Evaluate $\int_a^{2a}\sqrt{2ax-x^2}\:dx$ where $a$ is a constant. Evaluate $$\int_a^{2a}\sqrt{2ax-x^2}\:dx$$ where $a$ is a constant.

I used substitution, $x=a(1-\sin k)$. This is my working

But I think I made some mistake since answer isn't correct.

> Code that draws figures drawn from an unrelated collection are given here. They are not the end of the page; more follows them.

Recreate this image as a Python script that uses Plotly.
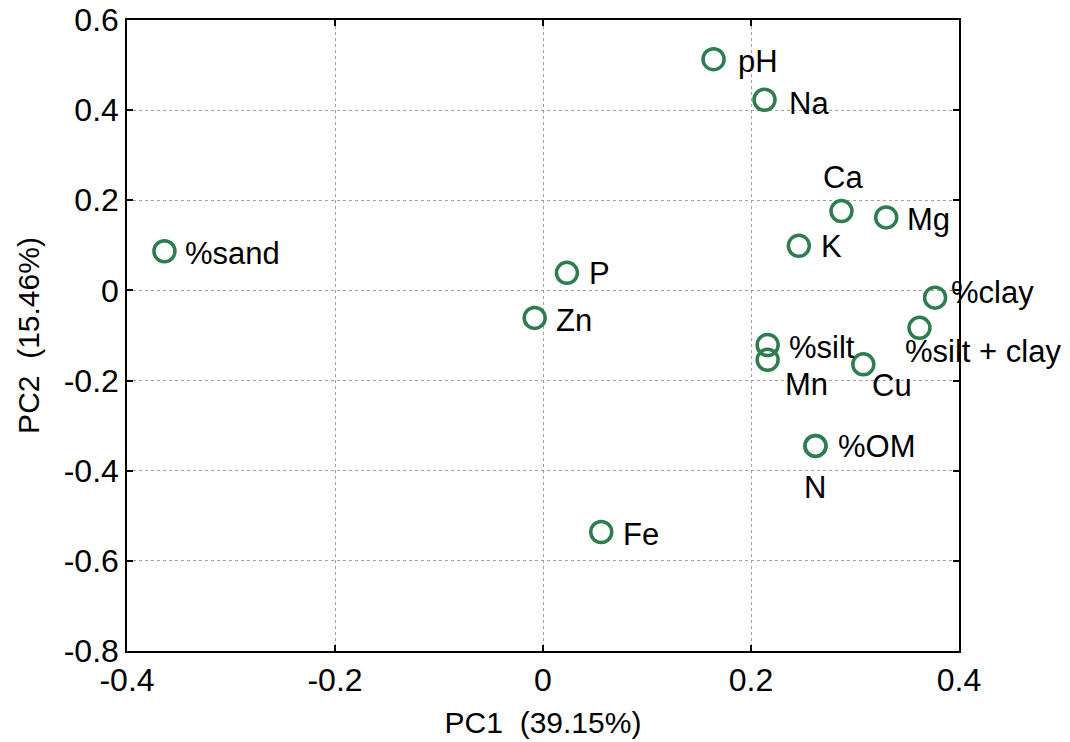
import plotly.graph_objects as go

names = ["%sand", "P", "Zn", "Fe", "pH", "Na", "Ca", "Mg", "K", "%clay",
         "%silt + clay", "%silt", "Mn", "Cu", "%OM", "N"]
pc1 = [-0.364, 0.023, -0.008, 0.056, 0.164, 0.213, 0.287, 0.330, 0.246, 0.377,
       0.362, 0.216, 0.216, 0.308, 0.262, 0.262]
pc2 = [0.087, 0.039, -0.061, -0.536, 0.513, 0.423, 0.176, 0.162, 0.099, -0.016,
       -0.083, -0.121, -0.154, -0.164, -0.345, -0.345]

x_ticks = [-0.4, -0.2, 0, 0.2, 0.4]
x_ticktext = ["-0.4", "-0.2", "0", "0.2", "0.4"]
y_ticks = [-0.8, -0.6, -0.4, -0.2, 0, 0.2, 0.4, 0.6]
y_ticktext = ["-0.8", "-0.6", "-0.4", "-0.2", "0", "0.2", "0.4", "0.6"]

# label offsets in pixels (style): (xshift, yshift, xanchor)
offsets = {
    "%sand": (19, -2, "left"), "P": (20, -1, "left"), "Zn": (19, -3, "left"),
    "Fe": (20, -2, "left"), "pH": (22, -2, "left"), "Na": (22, -4, "left"),
    "Ca": (2, 34, "center"), "Mg": (19, -2, "left"), "K": (20, -1, "left"),
    "%clay": (14, 5, "left"), "%silt + clay": (-16, -24, "left"),
    "%silt": (19, -3, "left"), "Mn": (15, -25, "left"), "Cu": (7, -21, "left"),
    "%OM": (21, -1, "left"), "N": (0, -42, "center"),
}

green = "#2E7D4F"
font_family = "Liberation Sans, Arial, sans-serif"

fig = go.Figure()
fig.add_trace(go.Scatter(
    x=pc1, y=pc2, mode="markers",
    marker=dict(symbol="circle-open", size=21, color=green,
                line=dict(color=green, width=3.5)),
    hoverinfo="text", text=names, cliponaxis=False,
))

for n, xv, yv in zip(names, pc1, pc2):
    dx, dy, anc = offsets[n]
    fig.add_annotation(x=xv, y=yv, text=n, showarrow=False, xshift=dx, yshift=dy,
                       xanchor=anc, yanchor="middle",
                       font=dict(size=31, color="black", family=font_family))

axis_common = dict(
    showline=True, linecolor="black", linewidth=1.5, mirror="allticks",
    ticks="inside", ticklen=6, tickcolor="black", tickwidth=1.5,
    showgrid=True, gridcolor="#a0a0a0", gridwidth=1, griddash="dot",
    zeroline=False, automargin=False,
    tickfont=dict(size=32, color="black", family=font_family),
)

fig.update_layout(
    width=1070, height=742,
    margin=dict(l=127, r=111, t=20, b=91),
    paper_bgcolor="white", plot_bgcolor="white",
    showlegend=False,
    font=dict(family=font_family, color="black"),
    xaxis=dict(range=[-0.4, 0.4], tickvals=x_ticks, ticktext=x_ticktext,
               title=dict(text="PC1  (39.15%)", font=dict(size=30)),
               **axis_common),
    yaxis=dict(range=[-0.8, 0.6], tickvals=y_ticks, ticktext=y_ticktext,
               title=dict(text="PC2  (15.46%)", font=dict(size=30)),
               **axis_common),
)

fig.write_html("out.html")
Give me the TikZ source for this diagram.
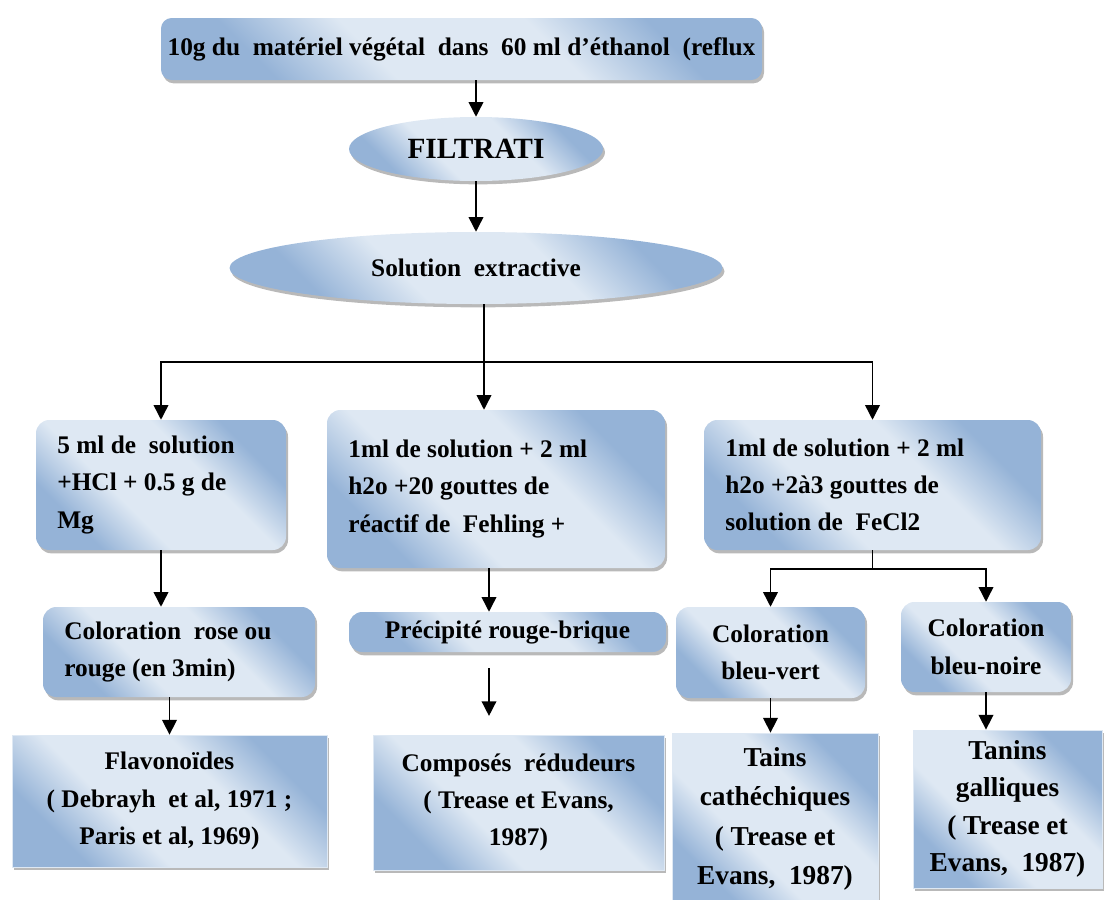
\documentclass[tikz,border=0pt]{standalone}
\usepackage{fontspec}
\setmainfont{Liberation Serif}
\usetikzlibrary{shapes.geometric,shadows,arrows.meta}

\definecolor{blight}{RGB}{222,232,243}
\definecolor{bdark}{RGB}{149,179,215}
\pgfdeclarehorizontalshading{sheen}{100bp}{color(0bp)=(bdark); color(27bp)=(bdark); color(40bp)=(blight); color(60bp)=(blight); color(73bp)=(bdark); color(100bp)=(bdark)}

\tikzset{
  card/.style={shade, shading=sheen, shading angle=45, inner sep=0pt,
    drop shadow={shadow xshift=1.5pt, shadow yshift=-2.5pt, fill=black!55, opacity=.5},
    font=\fontsize{19}{28}\selectfont\bfseries},
  stepbox/.style={card, rectangle, rounded corners=10pt, align=center},
  leftstep/.style={stepbox, align=flush left, inner xsep=16pt},
  resbox/.style={card, rectangle, draw=blight, line width=.6pt, align=center},
  oval/.style={card, ellipse, align=center},
  arr/.style={-{Triangle[width=11pt,length=11pt]}, line width=1.1pt},
}

\begin{document}
\begin{tikzpicture}[x=0.75pt, y=-0.75pt]
  \useasboundingbox (0,0) rectangle (1111,900);

  % extraction
  \node[stepbox, rounded corners=8pt, minimum width=450.75pt, minimum height=46.5pt] (start) at (461.5,49) {10g du \ matériel végétal \ dans \ 60 ml d’éthanol \ (reflux};
  \node[oval, minimum width=190.5pt, minimum height=48pt, font=\fontsize{22}{26}\selectfont\bfseries] (filtrat) at (476,149) {FILTRATI};
  \node[oval, minimum width=369.75pt, minimum height=54pt] (extrait) at (476,268) {Solution \ extractive};

  % tests
  \node[leftstep, text width=155.5pt, minimum height=97.5pt] (mg) at (161,485) {5 ml de \ solution\\+HCl + 0.5 g de\\Mg};
  \node[leftstep, text width=221.5pt, minimum height=118.5pt] (fehling) at (496,489) {1ml de solution + 2 ml\\h2o +20 gouttes de\\réactif de \ Fehling +};
  \node[leftstep, text width=220.75pt, minimum height=97.5pt] (fecl) at (872.5,485) {1ml de solution + 2 ml\\h2o +2à3 gouttes de\\solution de \ FeCl2};

  % colorations
  \node[leftstep, text width=172pt, minimum height=67.5pt] (rose) at (179,652) {Coloration \ rose ou\\rouge (en 3min)};
  \node[stepbox, minimum width=237.75pt, minimum height=30pt] (brique) at (507.5,632) {Précipité rouge-brique};
  \node[stepbox, minimum width=141.75pt, minimum height=68.25pt] (vert) at (770.5,652.5) {Coloration\\bleu-vert};
  \node[stepbox, minimum width=127.5pt, minimum height=67.5pt] (noire) at (986,647) {Coloration\\bleu-noire};

  % resultats
  \node[resbox, minimum width=236.25pt, minimum height=99pt] (flavo) at (169.5,801) {Flavonoïdes\\( Debrayh \ et al, 1971 ;\\Paris et al, 1969)};
  \node[resbox, minimum width=218.25pt, minimum height=101.25pt] (reduc) at (518.5,802.5) {Composés \ rédudeurs\\( Trease et Evans,\\1987)};
  \node[resbox, minimum width=154.5pt, minimum height=129pt, font=\fontsize{20.5}{29.5}\selectfont\bfseries] (cate) at (775,819) {Tains\\cathéchiques\\( Trease et\\Evans, \ 1987)};
  \node[resbox, minimum width=141.75pt, minimum height=118.5pt, font=\fontsize{20.5}{28}\selectfont\bfseries] (galli) at (1007.5,809) {Tanins\\galliques\\( Trease et\\Evans, \ 1987)};

  % fleches
  \draw[arr] (filtrat.north |- start.south) -- (filtrat.north);
  \draw[arr] (filtrat) -- (extrait);
  \coordinate (fork) at (484,362);
  \draw[line width=1.1pt] (fork |- extrait.south) -- (fork);
  \draw[arr] (fork) -| (mg);
  \draw[arr] (fork) -- (fork |- fehling.north);
  \draw[arr] (fork) -| (fecl);

  \coordinate (col) at (489,0);
  \draw[arr] (mg.south) -- (mg.south |- rose.north);
  \draw[arr] (fehling.south -| col) -- (brique.north -| col);
  \coordinate (fork2) at (fecl.south |- 0,569);
  \draw[line width=1.1pt] (fecl) -- (fork2);
  \draw[arr] (fork2) -| (vert);
  \draw[arr] (fork2) -| (noire);

  \draw[arr] (flavo.north |- rose.south) -- (flavo.north);
  \draw[arr, shorten <=12pt, shorten >=14pt] (brique.south -| col) -- (reduc.north -| col);
  \draw[arr] (vert.south) -- (vert.south |- cate.north);
  \draw[arr] (noire.south) -- (noire.south |- galli.north);
\end{tikzpicture}
\end{document}
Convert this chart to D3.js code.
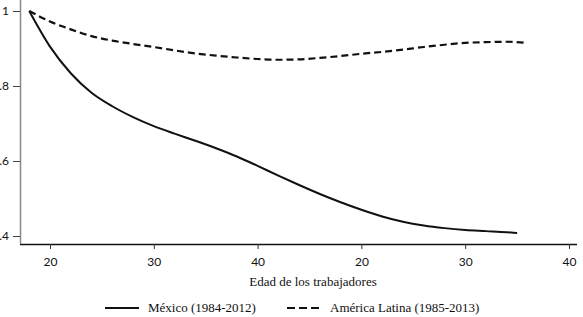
<!DOCTYPE html>
<html>
<head>
<meta charset="utf-8">
<script src="https://cdn.jsdelivr.net/npm/d3@7"></script>
<style>
  body { margin: 0; background: #fff; }
  text { font-family: "Liberation Serif", serif; fill: #111; }
  .tick text { font-family: Lato, "Open Sans", sans-serif; }
</style>
</head>
<body>
<div id="chart"></div>
<script>
// Ages (x) and relative values
const agesMx = [18, 20, 22, 24, 26, 28, 30, 32, 34, 36, 38, 40, 42, 44, 46, 48, 50, 52, 54, 56, 58, 60, 62, 64, 65]
const mexico = [1.0, 0.905, 0.834, 0.782, 0.746, 0.717, 0.693, 0.673, 0.654, 0.634, 0.612, 0.587, 0.561, 0.536, 0.512, 0.490, 0.470, 0.452, 0.438, 0.428, 0.421, 0.416, 0.413, 0.410, 0.408]

const agesAl = [18, 20, 22, 24, 26, 28, 30, 32, 34, 36, 38, 40, 42, 44, 46, 48, 50, 52, 54, 56, 58, 60, 62, 64, 66]
const latam = [1.0, 0.972, 0.951, 0.933, 0.921, 0.912, 0.904, 0.895, 0.887, 0.881, 0.876, 0.872, 0.870, 0.871, 0.875, 0.880, 0.886, 0.891, 0.897, 0.904, 0.910, 0.915, 0.917, 0.918, 0.915]

// Tick positions and the labels printed under them
const xTicks = [20, 30, 40, 50, 60, 70]
const xTickLabels = ["20", "30", "40", "20", "30", "40"]
const yTicks = [0.4, 0.6, 0.8, 1]
const yTickLabels = [".4", ".6", ".8", "1"]

const seriesNames = ["México (1984-2012)", "América Latina (1985-2013)"]

const width = 583, height = 317

const svg = d3.select("#chart")
  .append("svg")
  .attr("width", width)
  .attr("height", height)

// Scales
const x = d3.scaleLinear().domain([20, 70]).range([50, 569])
const y = d3.scaleLinear().domain([0.4, 1]).range([236, 11])

// X axis
const xAxis = svg.append("g")
  .attr("transform", "translate(0,244)")
  .call(d3.axisBottom(x)
    .tickValues(xTicks)
    .tickSize(5)
    .tickPadding(8)
    .tickFormat((d, i) => xTickLabels[i]))
xAxis.select(".domain").attr("d", "M20,0.5H577").attr("stroke", "#111").attr("stroke-width", 1.5)
xAxis.selectAll(".tick line").attr("stroke", "#333")
xAxis.selectAll(".tick text").attr("font-size", 12)

// Y axis
const yAxis = svg.append("g")
  .attr("transform", "translate(20,0)")
  .call(d3.axisLeft(y)
    .tickValues(yTicks)
    .tickSize(7)
    .tickPadding(4)
    .tickFormat((d, i) => yTickLabels[i]))
yAxis.select(".domain").attr("d", "M0.5,0V244").attr("stroke", "#888").attr("stroke-width", 1.5)
yAxis.selectAll(".tick line").attr("stroke", "#444")
yAxis.selectAll(".tick text").attr("font-size", 12)

// Lines
const line = d3.line()
  .x(d => x(d[0]))
  .y(d => y(d[1]))
  .curve(d3.curveMonotoneX)

svg.append("path")
  .datum(agesMx.map((a, i) => [a, mexico[i]]))
  .attr("d", line)
  .attr("fill", "none")
  .attr("stroke", "#111")
  .attr("stroke-width", 2)

svg.append("path")
  .datum(agesAl.map((a, i) => [a, latam[i]]))
  .attr("d", line)
  .attr("fill", "none")
  .attr("stroke", "#111")
  .attr("stroke-width", 2.2)
  .attr("stroke-dasharray", "7,4")

// Axis title
svg.append("text")
  .attr("x", 313)
  .attr("y", 286)
  .attr("text-anchor", "middle")
  .attr("font-size", 13)
  .text("Edad de los trabajadores")

// Legend
const legend = svg.append("g")
const legendItems = [
  {x1: 105, x2: 139, tx: 148, dash: null},
  {x1: 287, x2: 323, tx: 330, dash: "8,4"}
]
legendItems.forEach((d, i) => {
  legend.append("line")
    .attr("x1", d.x1).attr("x2", d.x2)
    .attr("y1", 308).attr("y2", 308)
    .attr("stroke", "#111")
    .attr("stroke-width", 2.2)
    .attr("stroke-dasharray", d.dash)
  legend.append("text")
    .attr("x", d.tx)
    .attr("y", 312)
    .attr("font-size", 13)
    .text(seriesNames[i])
})
</script>
</body>
</html>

Please help.
 A: Assume $a\geq0$. One may write
$$
\begin{align}
\int_a^{2a}\sqrt{2ax-x^2}\:dx&=a^2\int_1^2\sqrt{2u-u^2}\:du \quad (x=au,\,dx=adu)
\\\\&=a^2\int_1^2\sqrt{1-(u-1)^2}\:du
\\\\&=a^2\int_0^{\pi/2}\cos \theta\:\sqrt{1-\sin^2\theta}\:d\theta \quad (u-1=\sin \theta)
\\\\&=a^2\int_0^{\pi/2}\cos^2\!\theta \:d\theta 
\\\\&=a^2\int_0^{\pi/2}\frac{1+\cos(2\theta)}2 \:d\theta 
\\\\&=a^2\left[\frac{\theta+\frac{\sin(2\theta)}2}2 \right]_0^{\pi/2}
\\\\&=\frac{\pi}4a^2.
\end{align}
$$
A: 
Assume $a\ge0$:

$$\int_{a}^{2a}\sqrt{2ax-x^2}\space\text{d}x=\int_{a}^{2a}\sqrt{a^2-\left(x-a\right)^2}\space\text{d}x=$$

Substitute $u=x-a$ and $\text{d}u=\text{d}x$.
This gives a new lower bound $u=a-a=0$ and upper bound $u=2a-a=a$:

$$\int_{0}^{a}\sqrt{a^2-u^2}\space\text{d}u=$$

Substitute $u=a\sin(s)$ and $\text{d}u=a\cos(s)\space\text{d}s$.
Then $\sqrt{a^2-u^2}=\sqrt{a^2-a^2\sin^2(s)}=a\cos(s)$ and $s=\arcsin\left(\frac{u}{a}\right)$.
This gives a new lower bound $s=\arcsin\left(\frac{0}{a}\right)=0$ and upper bound $s=\arcsin\left(\frac{a}{a}\right)=\frac{\pi}{2}$:

$$a^2\int_{0}^{\frac{\pi}{2}}\cos^2(s)\space\text{d}s=$$

Use $\cos^2(y)=\frac{\cos(2y)+1}{2}$:

$$a^2\int_{0}^{\frac{\pi}{2}}\left[\frac{1}{2}+\frac{\cos(2s)}{2}\right]\space\text{d}s=a^2\left[\frac{1}{2}\int_{0}^{\frac{\pi}{2}}1\space\text{d}s+\frac{1}{2}\int_{0}^{\frac{\pi}{2}}\cos(2s)\space\text{d}s\right]=$$
$$a^2\left[\frac{1}{2}\left[s\right]_{0}^{\frac{\pi}{2}}+\frac{1}{2}\int_{0}^{\frac{\pi}{2}}\cos(2s)\space\text{d}s\right]=a^2\left[\frac{\pi}{4}+\frac{1}{2}\int_{0}^{\frac{\pi}{2}}\cos(2s)\space\text{d}s\right]=$$

Substitute $p=2s$ and $\text{d}p=2\space\text{d}s$.
This gives a new lower bound $p=2\cdot0=0$ and upper bound $p=2\cdot\frac{\pi}{2}=\pi$:

$$a^2\left[\frac{\pi}{4}+\int_{0}^{\pi}\cos(p)\space\text{d}p\right]=a^2\left[\frac{\pi}{4}+\left[\sin(p)\right]_{0}^{\pi}\right]=$$
$$a^2\left[\frac{\pi}{4}+\sin(\pi)-\sin(0)\right]=a^2\left[\frac{\pi}{4}+0-0\right]=a^2\left[\frac{\pi}{4}\right]=\frac{a^2\pi}{4}$$
A: Follow the steps
1) complete the square 
2) use the substitution $u=x-a$
3) make another substitution $u=a\tan t$